We learned that the gas station has the most decadent, moist Dunford Donuts so who needs a grocery store. And the library, which is still growing, has story time for our little ones to enjoy. There is the little Chinese restaurant and the pizza place with their family deals and food that makes my mouth water. And a little ice cream shop within walking distance. There are winding pathways where runners, walkers, bikers, families, and individuals share the love of fresh air and movement.

And then finally I saw it, as the sun goes to sleep and I look up into the night sky. With no street lights to crowd them, the stars dance and sing for us on clear nights. Oh yes, this town in which I live holds little secrets of beauty and wonder, even if I still hate the sage brush.

Wednesday, May 8, 2013

These Streets

Ah, tonight. Tonight is a good night to write about these streets. Tonight, with clarity come by rain, and more pregnant clouds hanging low overhead, and the air heavy with the scent of blossoms. I breathe deeply as I pass each popcorned tree. Yes, tonight I love these streets.

But when I am honest, I must tell you, I cannot always say this. If you had asked me three months ago, I would have withered you with a single look. These streets?! I would scoff. These?! And folded inside my sweatshirt-blanket-mukluks-beanie, I would focus my hateful stare on the scene outside--the snow and the ice and the single-digit temperature--as if the heat of my anger could thaw the gray-scaled world back into warm color. I would curse the actions of slipping on boots and hat and jacket to walk the fifty feet to the mailbox; the penguin shuffle across frozen asphalt to prevent bruises and broken bones; the futility of keeping one's temper when you are held in captivity month after frozen month with three restless pixies--who by February have shed sparkling fairy skins and become imps, full of dark mischief for want of the tempering sun. No, three months ago I cursed these streets and held wistful, heavy, covetous dreams of California in my heart.

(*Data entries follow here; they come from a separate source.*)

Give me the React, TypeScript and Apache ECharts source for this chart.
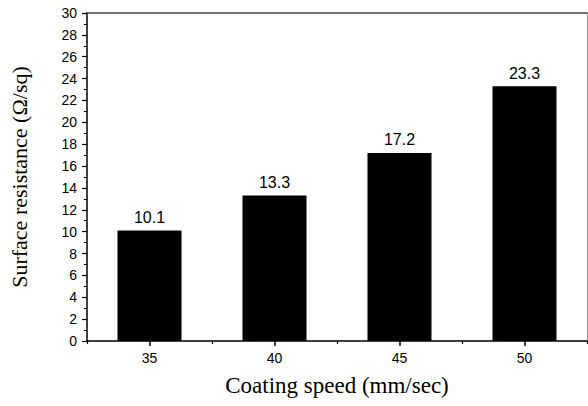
import React, { useEffect, useRef } from "react";
import * as echarts from "echarts";

const categories = ["35", "40", "45", "50"];
const resistance = [10.1, 13.3, 17.2, 23.3];
const yMin = 0;
const yMax = 30;
const yInterval = 2;

export default function App() {
  const ref = useRef<HTMLDivElement>(null);
  useEffect(() => {
    if (!ref.current) return;
    const chart = echarts.init(ref.current, null, { renderer: "svg" });
    const sans = "'Liberation Sans', Arial, sans-serif";
    const serif = "'Liberation Serif', 'Times New Roman', serif";
    chart.setOption({
      animation: false,
      grid: { left: 86, top: 13, right: 1, bottom: 65 },
      xAxis: [
        {
          type: "category",
          data: categories,
          position: "bottom",
          axisLine: { show: true, lineStyle: { color: "#000", width: 1.5 } },
          axisTick: { show: true, inside: false, alignWithLabel: true, length: 5, lineStyle: { color: "#000", width: 1.5 } },
          axisLabel: { color: "#000", fontFamily: sans, fontSize: 14, margin: 10 },
          name: "Coating speed (mm/sec)",
          nameLocation: "middle",
          nameGap: 33,
          nameTextStyle: { color: "#000", fontFamily: serif, fontSize: 23 },
        },
        {
          type: "category",
          data: categories,
          position: "bottom",
          gridIndex: 0,
          axisLine: { show: false },
          axisTick: { show: true, inside: false, length: 3, lineStyle: { color: "#000", width: 1.2 } },
          axisLabel: { show: false },
        },
        {
          type: "category",
          data: categories,
          position: "top",
          axisLine: { show: true, lineStyle: { color: "#444", width: 1.5 } },
          axisTick: { show: false },
          axisLabel: { show: false },
        },
      ],
      yAxis: [
        {
          type: "value",
          min: yMin,
          max: yMax,
          interval: yInterval,
          position: "left",
          axisLine: { show: true, lineStyle: { color: "#000", width: 1.5 } },
          axisTick: { show: true, inside: false, length: 5, lineStyle: { color: "#000", width: 1.2 } },
          minorTick: { show: true, splitNumber: 2, length: 3, lineStyle: { color: "#000", width: 1 } },
          splitLine: { show: false },
          axisLabel: { color: "#000", fontFamily: sans, fontSize: 14, margin: 10 },
          name: "Surface resistance (Ω/sq)",
          nameLocation: "middle",
          nameGap: 57,
          nameTextStyle: { color: "#000", fontFamily: serif, fontSize: 22 },
        },
        {
          type: "value",
          min: yMin,
          max: yMax,
          interval: yInterval,
          position: "right",
          axisLine: { show: true, lineStyle: { color: "#999", width: 1.2 } },
          axisTick: { show: false },
          minorTick: { show: false },
          axisLabel: { show: false },
          splitLine: { show: false },
        },
      ],
      series: [
        {
          type: "bar",
          data: resistance,
          xAxisIndex: 0,
          yAxisIndex: 0,
          barWidth: 64,
          itemStyle: { color: "#000" },
          label: {
            show: true,
            position: "top",
            distance: 5,
            color: "#000",
            fontFamily: sans,
            fontSize: 16,
          },
        },
      ],
    });
    return () => chart.dispose();
  }, []);
  return <div ref={ref} style={{ width: 588, height: 406, position: "fixed", left: 0, top: 0, background: "#fff" }} />;
}
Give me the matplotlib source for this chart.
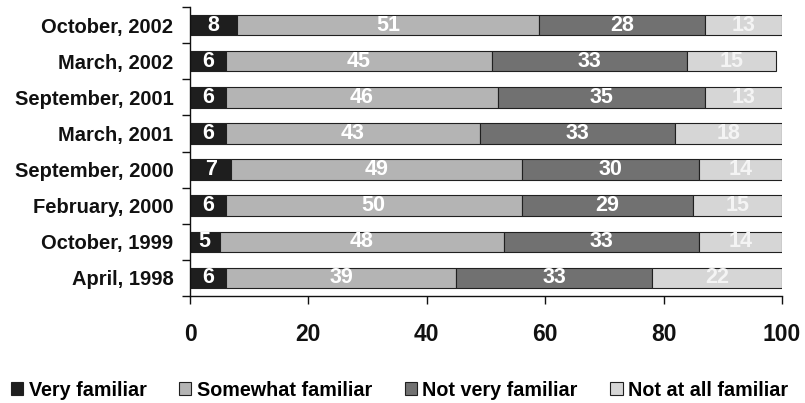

Ah, but tonight! Tonight these streets remember their beauty, have begun climbing back into their robes of grandeur. I feel a chill, but I feel it on bare arms. Clear of its smothering white blankets, the ground is raising her colors again. I see green, and that one color alone breathes life back into me. I send my pixies out into the greenness; and as they dash between tree and hill and sky, the last patches of the sinking sun catch new sparkles across noses and hands and strands of hair. Tonight I can look at the stars and remind myself that no streetlights interrupt my looking. I can sit untouched by the mad rushing that belongs to city streets. I can breathe deep blossom scents. I can welcome quiet raindrops. I can touch earth and feel a tug, a connection. And I can say, honestly, that tonight I love these streets.

Saturday, May 4, 2013




“Write while the heat is in you. … The writer who postpones the recording of his thoughts uses an iron which has cooled to burn a hole with.”

~Henry David Thoreau

Thursday, May 2, 2013

#5


My sweet mother, bless her heart, instilled in me a sort of paranoia-- which was surely instilled in her from her own mother. The “lock the doors,” “don’t hike alone,” “be careful when you’re walking downtown at night,” “carry your pepper spray,” “keep a quilt in your car, just in case” sort of paranoia. And as I left for college, I did have my pepper spray and quilt in tow, because I didn’t think to question it.

If I did venture out alone, there was a hint of anxiety just below the surface, keeping my guard up. There still is.

But some nights, there is an inescapable energy that builds within me-- a mix of pain, frustration, and restlessness-- and I have to go. So I throw on a tank top, shove my feet into running shoes, and go.

It was summertime when I truly learned to love my city. The days were almost unbearably warm, but the nights were divine. I began to learn of myself as I meditated to the beat of my feet on the pavement, as I let the cool air rush around my arms and neck, and as I ran around the blocks that carried a much different feel with darkness and street light. Yes, I still carried pepper spray, but I also carried a strength that I had never known before. My city gave that to me. It still does.